--- SET EXERCISE ---
Exactly as written, quote every line that follows, skipping the images.

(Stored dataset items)

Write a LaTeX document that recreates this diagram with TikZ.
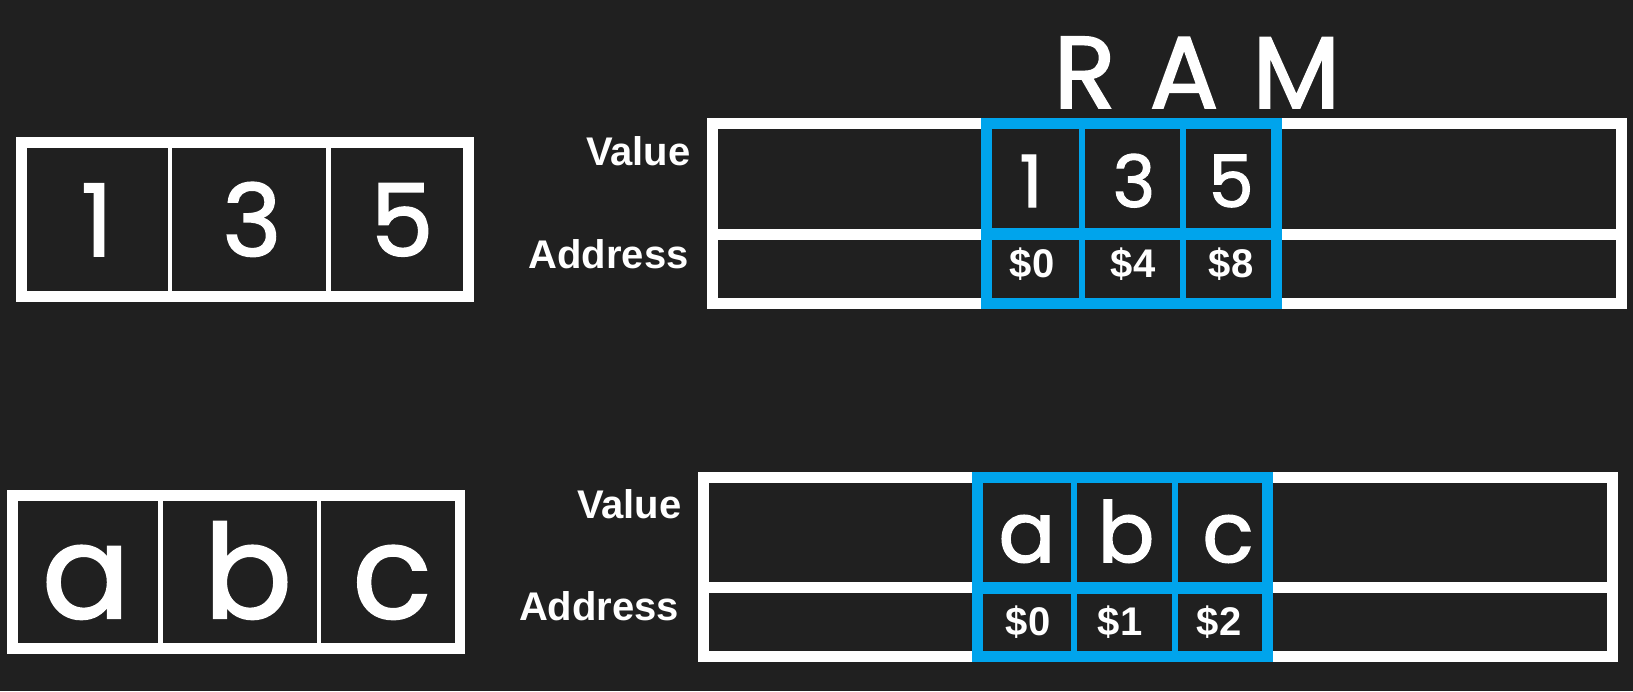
\documentclass[tikz,border=0pt]{standalone}
\usepackage{fontspec}
\setmainfont{Liberation Sans}
\newfontfamily\handfont{Poppins}[FakeBold=1.8]
\definecolor{bg}{RGB}{32,32,32}
\definecolor{ramblue}{RGB}{0,164,236}
\begin{document}
\begin{tikzpicture}[x=0.5pt,y=-0.5pt,
  frame/.style={draw=white,line width=5.25pt},
  divider/.style={draw=white,line width=2.3pt},
  ramframe/.style={draw=white,line width=5.5pt},
  bluebox/.style={draw=ramblue,line width=5.5pt},
  bluediv/.style={draw=ramblue,line width=3pt},
  bluemid/.style={draw=ramblue,line width=6pt},
  handtext/.style={text=white,font=\handfont\fontsize{#1}{#1}\selectfont,inner sep=0pt,anchor=base},
  rowlabel/.style={text=white,font=\bfseries\fontsize{20}{20}\selectfont,inner sep=0pt,anchor=base east},
  addr/.style={text=white,font=\bfseries\fontsize{20}{20}\selectfont,inner sep=0pt,anchor=base},
]
\fill[bg] (0,0) rectangle (1633,691);

% ---- top-left array
\draw[divider] (170,142.5) -- (170,296.5);
\draw[divider] (328.5,142.5) -- (328.5,296.5);
\draw[frame] (21.3,142.5) rectangle (468.5,296.5);
\node[handtext=50] (n1) at (97,256) {1};
\node[handtext=50] (n3) at (252,256) {3};
\node[handtext=50] (n5) at (402,256) {5};

% ---- bottom-left array
\draw[divider] (160.5,495.3) -- (160.5,648.7);
\draw[divider] (319,495.3) -- (319,648.7);
\draw[frame] (12.3,495.3) rectangle (459.8,648.7);
\node[handtext=65] (la) at (86,618) {a};
\node[handtext=65] (lb) at (248,618) {b};
\node[handtext=65] (lc) at (392,618) {c};

% ---- RAM title
\node[handtext=51] (ram) at (1197,108) {R\hspace{17pt}A\hspace{17pt}M};

% ---- top RAM
\draw[ramframe] (712.5,123.5) rectangle (1621.5,303.5);
\draw[ramframe] (712.5,234) -- (1621.5,234);
\draw[bluediv] (1082,123.5) -- (1082,303.5);
\draw[bluediv] (1183,123.5) -- (1183,303.5);
\draw[bluemid] (986,234) -- (1276.5,234);
\draw[bluebox] (986,123.5) rectangle (1276.5,303.5);
\node[rowlabel] (v1) at (691,165) {Value};
\node[rowlabel] (a1) at (689,268) {Address};
\node[handtext=36] (r1) at (1031,207) {1};
\node[handtext=36] (r3) at (1134,207) {3};
\node[handtext=36] (r5) at (1231,207) {5};
\node[addr] (ad0) at (1032,277) {\$0};
\node[addr] (ad4) at (1133,277) {\$4};
\node[addr] (ad8) at (1231,277) {\$8};

% ---- bottom RAM
\draw[ramframe] (703.5,477) rectangle (1612.5,656.5);
\draw[ramframe] (703.5,587.5) -- (1612.5,587.5);
\draw[bluediv] (1073.5,477) -- (1073.5,656.5);
\draw[bluediv] (1174.5,477) -- (1174.5,656.5);
\draw[bluemid] (977,587.5) -- (1267.5,587.5);
\draw[bluebox] (977,477) rectangle (1267.5,656.5);
\node[rowlabel] (v2) at (682,518) {Value};
\node[rowlabel] (a2) at (679.5,620) {Address};
\node[handtext=42] (ra) at (1027,562) {a};
\node[handtext=42] (rb) at (1126,562) {b};
\node[handtext=42] (rc) at (1228,562) {c};
\node[addr] (bd0) at (1028,635) {\$0};
\node[addr] (bd1) at (1120,635) {\$1};
\node[addr] (bd2) at (1219,635) {\$2};
\end{tikzpicture}
\end{document}
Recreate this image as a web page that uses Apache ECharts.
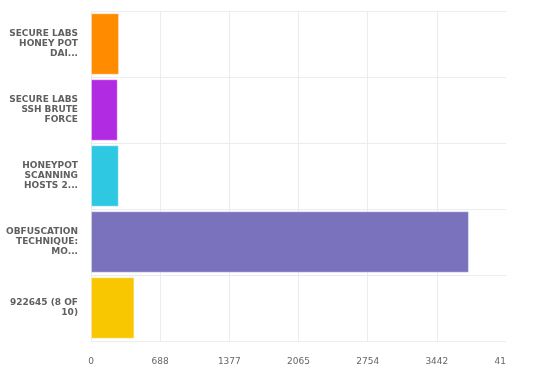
<!DOCTYPE html>
<html>
<head>
<meta charset="utf-8">
<script src="https://cdn.jsdelivr.net/npm/echarts@6/dist/echarts.min.js"></script>
<style>html,body{margin:0;padding:0;background:#fff}#c{width:545px;height:372px}</style>
</head>
<body>
<div id="c"></div>
<script>
const categories = [
  'SECURE LABS HONEY POT DAI...',
  'SECURE LABS SSH BRUTE FORCE',
  'HONEYPOT SCANNING HOSTS 2...',
  'OBFUSCATION TECHNIQUE: MO...',
  '922645 (8 OF 10)'
];
const values = [279, 266, 276, 3761, 432];
const barColors = ['#FF8C00', '#B12BE2', '#2FC8E3', '#7B72BE', '#F9C702'];
const tickLabels = ['0', '688', '1377', '2065', '2754', '3442', '41'];
const axisMax = 4130;
const tickStep = axisMax / 6;

const labelFont = 'bold 9px "DejaVu Sans"';
const ctx = document.createElement('canvas').getContext('2d');
ctx.font = labelFont;
function wrap(text, maxW) {
  const words = text.split(' ');
  const lines = [];
  let cur = '';
  words.forEach(w => {
    const t = cur ? cur + ' ' + w : w;
    if (cur && ctx.measureText(t).width > maxW) { lines.push(cur); cur = w; }
    else cur = t;
  });
  if (cur) lines.push(cur);
  return lines.join('\n');
}

const chart = echarts.init(document.getElementById('c'), null, {renderer: 'canvas'});
chart.setOption({
  animation: false,
  grid: {left: 91, right: 39, top: 11, bottom: 31, containLabel: false},
  xAxis: {
    type: 'value', min: 0, max: axisMax, interval: tickStep,
    axisLine: {show: false}, axisTick: {show: false},
    splitLine: {show: true, showMaxLine: false, lineStyle: {color: '#ececec', width: 1}},
    axisLabel: {
      color: '#666', fontFamily: 'DejaVu Sans', fontSize: 9, margin: 16,
      alignMaxLabel: 'right',
      formatter: function (v) { return tickLabels[Math.round(v / tickStep)]; }
    }
  },
  yAxis: {
    type: 'category', inverse: true, data: categories,
    axisLine: {show: false}, axisTick: {show: false},
    splitLine: {show: true, lineStyle: {color: '#ececec', width: 1}},
    axisLabel: {
      color: '#606060', fontFamily: 'DejaVu Sans', fontSize: 9, fontWeight: 'bold',
      lineHeight: 10, align: 'right', margin: 13,
      formatter: function (v) { return wrap(v, 80); }
    }
  },
  series: [{
    type: 'bar', barCategoryGap: '7%',
    data: values.map((v, i) => ({value: v, itemStyle: {color: barColors[i]}})),
    itemStyle: {borderColor: 'rgba(255,255,255,0.35)', borderWidth: 1}
  }]
});
</script>
</body>
</html>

--- THE COMPLETED TASK ---
Write a LaTeX document that recreates this diagram with TikZ.
\documentclass[tikz,border=0pt]{standalone}
\usepackage{fontspec}
\setmainfont{Liberation Sans}
\newfontfamily\handfont{Poppins}[FakeBold=1.8]
\definecolor{bg}{RGB}{32,32,32}
\definecolor{ramblue}{RGB}{0,164,236}
\begin{document}
\begin{tikzpicture}[x=0.5pt,y=-0.5pt,
  frame/.style={draw=white,line width=5.25pt},
  divider/.style={draw=white,line width=2.3pt},
  ramframe/.style={draw=white,line width=5.5pt},
  bluebox/.style={draw=ramblue,line width=5.5pt},
  bluediv/.style={draw=ramblue,line width=3pt},
  bluemid/.style={draw=ramblue,line width=6pt},
  handtext/.style={text=white,font=\handfont\fontsize{#1}{#1}\selectfont,inner sep=0pt,anchor=base},
  rowlabel/.style={text=white,font=\bfseries\fontsize{20}{20}\selectfont,inner sep=0pt,anchor=base east},
  addr/.style={text=white,font=\bfseries\fontsize{20}{20}\selectfont,inner sep=0pt,anchor=base},
]
\fill[bg] (0,0) rectangle (1633,691);

% ---- top-left array
\draw[divider] (170,142.5) -- (170,296.5);
\draw[divider] (328.5,142.5) -- (328.5,296.5);
\draw[frame] (21.3,142.5) rectangle (468.5,296.5);
\node[handtext=50] (n1) at (97,256) {1};
\node[handtext=50] (n3) at (252,256) {3};
\node[handtext=50] (n5) at (402,256) {5};

% ---- bottom-left array
\draw[divider] (160.5,495.3) -- (160.5,648.7);
\draw[divider] (319,495.3) -- (319,648.7);
\draw[frame] (12.3,495.3) rectangle (459.8,648.7);
\node[handtext=65] (la) at (86,618) {a};
\node[handtext=65] (lb) at (248,618) {b};
\node[handtext=65] (lc) at (392,618) {c};

% ---- RAM title
\node[handtext=51] (ram) at (1197,108) {R\hspace{17pt}A\hspace{17pt}M};

% ---- top RAM
\draw[ramframe] (712.5,123.5) rectangle (1621.5,303.5);
\draw[ramframe] (712.5,234) -- (1621.5,234);
\draw[bluediv] (1082,123.5) -- (1082,303.5);
\draw[bluediv] (1183,123.5) -- (1183,303.5);
\draw[bluemid] (986,234) -- (1276.5,234);
\draw[bluebox] (986,123.5) rectangle (1276.5,303.5);
\node[rowlabel] (v1) at (691,165) {Value};
\node[rowlabel] (a1) at (689,268) {Address};
\node[handtext=36] (r1) at (1031,207) {1};
\node[handtext=36] (r3) at (1134,207) {3};
\node[handtext=36] (r5) at (1231,207) {5};
\node[addr] (ad0) at (1032,277) {\$0};
\node[addr] (ad4) at (1133,277) {\$4};
\node[addr] (ad8) at (1231,277) {\$8};

% ---- bottom RAM
\draw[ramframe] (703.5,477) rectangle (1612.5,656.5);
\draw[ramframe] (703.5,587.5) -- (1612.5,587.5);
\draw[bluediv] (1073.5,477) -- (1073.5,656.5);
\draw[bluediv] (1174.5,477) -- (1174.5,656.5);
\draw[bluemid] (977,587.5) -- (1267.5,587.5);
\draw[bluebox] (977,477) rectangle (1267.5,656.5);
\node[rowlabel] (v2) at (682,518) {Value};
\node[rowlabel] (a2) at (679.5,620) {Address};
\node[handtext=42] (ra) at (1027,562) {a};
\node[handtext=42] (rb) at (1126,562) {b};
\node[handtext=42] (rc) at (1228,562) {c};
\node[addr] (bd0) at (1028,635) {\$0};
\node[addr] (bd1) at (1120,635) {\$1};
\node[addr] (bd2) at (1219,635) {\$2};
\end{tikzpicture}
\end{document}
Recreate this image as a web page that uses Apache ECharts.
<!DOCTYPE html>
<html>
<head>
<meta charset="utf-8">
<script src="https://cdn.jsdelivr.net/npm/echarts@6/dist/echarts.min.js"></script>
<style>html,body{margin:0;padding:0;background:#fff}#c{width:545px;height:372px}</style>
</head>
<body>
<div id="c"></div>
<script>
const categories = [
  'SECURE LABS HONEY POT DAI...',
  'SECURE LABS SSH BRUTE FORCE',
  'HONEYPOT SCANNING HOSTS 2...',
  'OBFUSCATION TECHNIQUE: MO...',
  '922645 (8 OF 10)'
];
const values = [279, 266, 276, 3761, 432];
const barColors = ['#FF8C00', '#B12BE2', '#2FC8E3', '#7B72BE', '#F9C702'];
const tickLabels = ['0', '688', '1377', '2065', '2754', '3442', '41'];
const axisMax = 4130;
const tickStep = axisMax / 6;

const labelFont = 'bold 9px "DejaVu Sans"';
const ctx = document.createElement('canvas').getContext('2d');
ctx.font = labelFont;
function wrap(text, maxW) {
  const words = text.split(' ');
  const lines = [];
  let cur = '';
  words.forEach(w => {
    const t = cur ? cur + ' ' + w : w;
    if (cur && ctx.measureText(t).width > maxW) { lines.push(cur); cur = w; }
    else cur = t;
  });
  if (cur) lines.push(cur);
  return lines.join('\n');
}

const chart = echarts.init(document.getElementById('c'), null, {renderer: 'canvas'});
chart.setOption({
  animation: false,
  grid: {left: 91, right: 39, top: 11, bottom: 31, containLabel: false},
  xAxis: {
    type: 'value', min: 0, max: axisMax, interval: tickStep,
    axisLine: {show: false}, axisTick: {show: false},
    splitLine: {show: true, showMaxLine: false, lineStyle: {color: '#ececec', width: 1}},
    axisLabel: {
      color: '#666', fontFamily: 'DejaVu Sans', fontSize: 9, margin: 16,
      alignMaxLabel: 'right',
      formatter: function (v) { return tickLabels[Math.round(v / tickStep)]; }
    }
  },
  yAxis: {
    type: 'category', inverse: true, data: categories,
    axisLine: {show: false}, axisTick: {show: false},
    splitLine: {show: true, lineStyle: {color: '#ececec', width: 1}},
    axisLabel: {
      color: '#606060', fontFamily: 'DejaVu Sans', fontSize: 9, fontWeight: 'bold',
      lineHeight: 10, align: 'right', margin: 13,
      formatter: function (v) { return wrap(v, 80); }
    }
  },
  series: [{
    type: 'bar', barCategoryGap: '7%',
    data: values.map((v, i) => ({value: v, itemStyle: {color: barColors[i]}})),
    itemStyle: {borderColor: 'rgba(255,255,255,0.35)', borderWidth: 1}
  }]
});
</script>
</body>
</html>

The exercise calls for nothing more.